======== Raw data
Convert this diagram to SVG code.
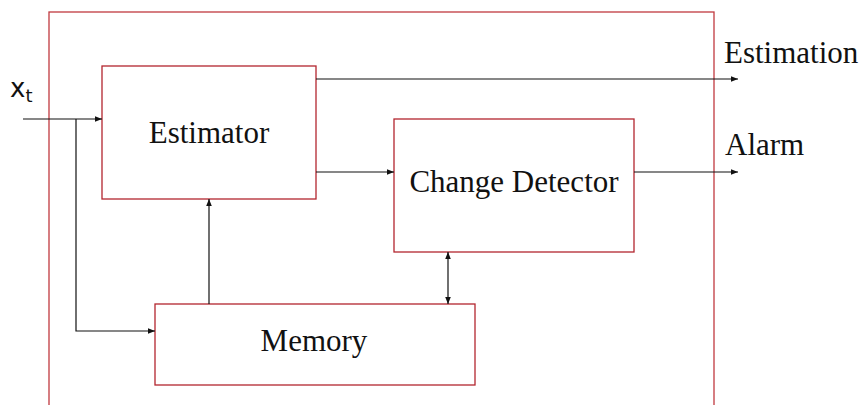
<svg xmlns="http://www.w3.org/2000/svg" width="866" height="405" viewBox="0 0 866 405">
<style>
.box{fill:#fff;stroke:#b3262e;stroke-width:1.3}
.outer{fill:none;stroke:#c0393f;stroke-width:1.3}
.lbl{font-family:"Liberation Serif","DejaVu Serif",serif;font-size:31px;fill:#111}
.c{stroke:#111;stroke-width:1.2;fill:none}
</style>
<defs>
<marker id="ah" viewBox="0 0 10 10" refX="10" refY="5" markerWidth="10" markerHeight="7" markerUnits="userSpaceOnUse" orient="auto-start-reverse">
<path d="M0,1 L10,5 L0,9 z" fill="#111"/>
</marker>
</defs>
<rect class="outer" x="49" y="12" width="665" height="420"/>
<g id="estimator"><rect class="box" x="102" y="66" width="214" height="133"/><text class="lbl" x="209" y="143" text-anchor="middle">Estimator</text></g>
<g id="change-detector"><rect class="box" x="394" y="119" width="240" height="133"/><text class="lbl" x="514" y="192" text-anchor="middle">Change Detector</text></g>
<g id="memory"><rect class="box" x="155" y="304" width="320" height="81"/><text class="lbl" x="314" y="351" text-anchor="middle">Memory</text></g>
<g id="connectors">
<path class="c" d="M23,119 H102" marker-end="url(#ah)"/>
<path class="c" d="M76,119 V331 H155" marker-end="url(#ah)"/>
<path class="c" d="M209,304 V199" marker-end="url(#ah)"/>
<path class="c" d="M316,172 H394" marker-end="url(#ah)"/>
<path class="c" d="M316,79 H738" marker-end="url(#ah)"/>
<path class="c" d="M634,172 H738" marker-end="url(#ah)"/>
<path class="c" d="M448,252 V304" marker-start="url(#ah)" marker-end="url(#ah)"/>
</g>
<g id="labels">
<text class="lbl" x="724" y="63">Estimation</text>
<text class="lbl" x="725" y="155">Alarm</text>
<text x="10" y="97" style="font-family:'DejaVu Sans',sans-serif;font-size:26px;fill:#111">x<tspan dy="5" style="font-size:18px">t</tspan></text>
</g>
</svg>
================
**Direction**
Make an exact copy of the listing above. Do not include the pictures.

**Result of this task**
Convert this diagram to SVG code.
<svg xmlns="http://www.w3.org/2000/svg" width="866" height="405" viewBox="0 0 866 405">
<style>
.box{fill:#fff;stroke:#b3262e;stroke-width:1.3}
.outer{fill:none;stroke:#c0393f;stroke-width:1.3}
.lbl{font-family:"Liberation Serif","DejaVu Serif",serif;font-size:31px;fill:#111}
.c{stroke:#111;stroke-width:1.2;fill:none}
</style>
<defs>
<marker id="ah" viewBox="0 0 10 10" refX="10" refY="5" markerWidth="10" markerHeight="7" markerUnits="userSpaceOnUse" orient="auto-start-reverse">
<path d="M0,1 L10,5 L0,9 z" fill="#111"/>
</marker>
</defs>
<rect class="outer" x="49" y="12" width="665" height="420"/>
<g id="estimator"><rect class="box" x="102" y="66" width="214" height="133"/><text class="lbl" x="209" y="143" text-anchor="middle">Estimator</text></g>
<g id="change-detector"><rect class="box" x="394" y="119" width="240" height="133"/><text class="lbl" x="514" y="192" text-anchor="middle">Change Detector</text></g>
<g id="memory"><rect class="box" x="155" y="304" width="320" height="81"/><text class="lbl" x="314" y="351" text-anchor="middle">Memory</text></g>
<g id="connectors">
<path class="c" d="M23,119 H102" marker-end="url(#ah)"/>
<path class="c" d="M76,119 V331 H155" marker-end="url(#ah)"/>
<path class="c" d="M209,304 V199" marker-end="url(#ah)"/>
<path class="c" d="M316,172 H394" marker-end="url(#ah)"/>
<path class="c" d="M316,79 H738" marker-end="url(#ah)"/>
<path class="c" d="M634,172 H738" marker-end="url(#ah)"/>
<path class="c" d="M448,252 V304" marker-start="url(#ah)" marker-end="url(#ah)"/>
</g>
<g id="labels">
<text class="lbl" x="724" y="63">Estimation</text>
<text class="lbl" x="725" y="155">Alarm</text>
<text x="10" y="97" style="font-family:'DejaVu Sans',sans-serif;font-size:26px;fill:#111">x<tspan dy="5" style="font-size:18px">t</tspan></text>
</g>
</svg>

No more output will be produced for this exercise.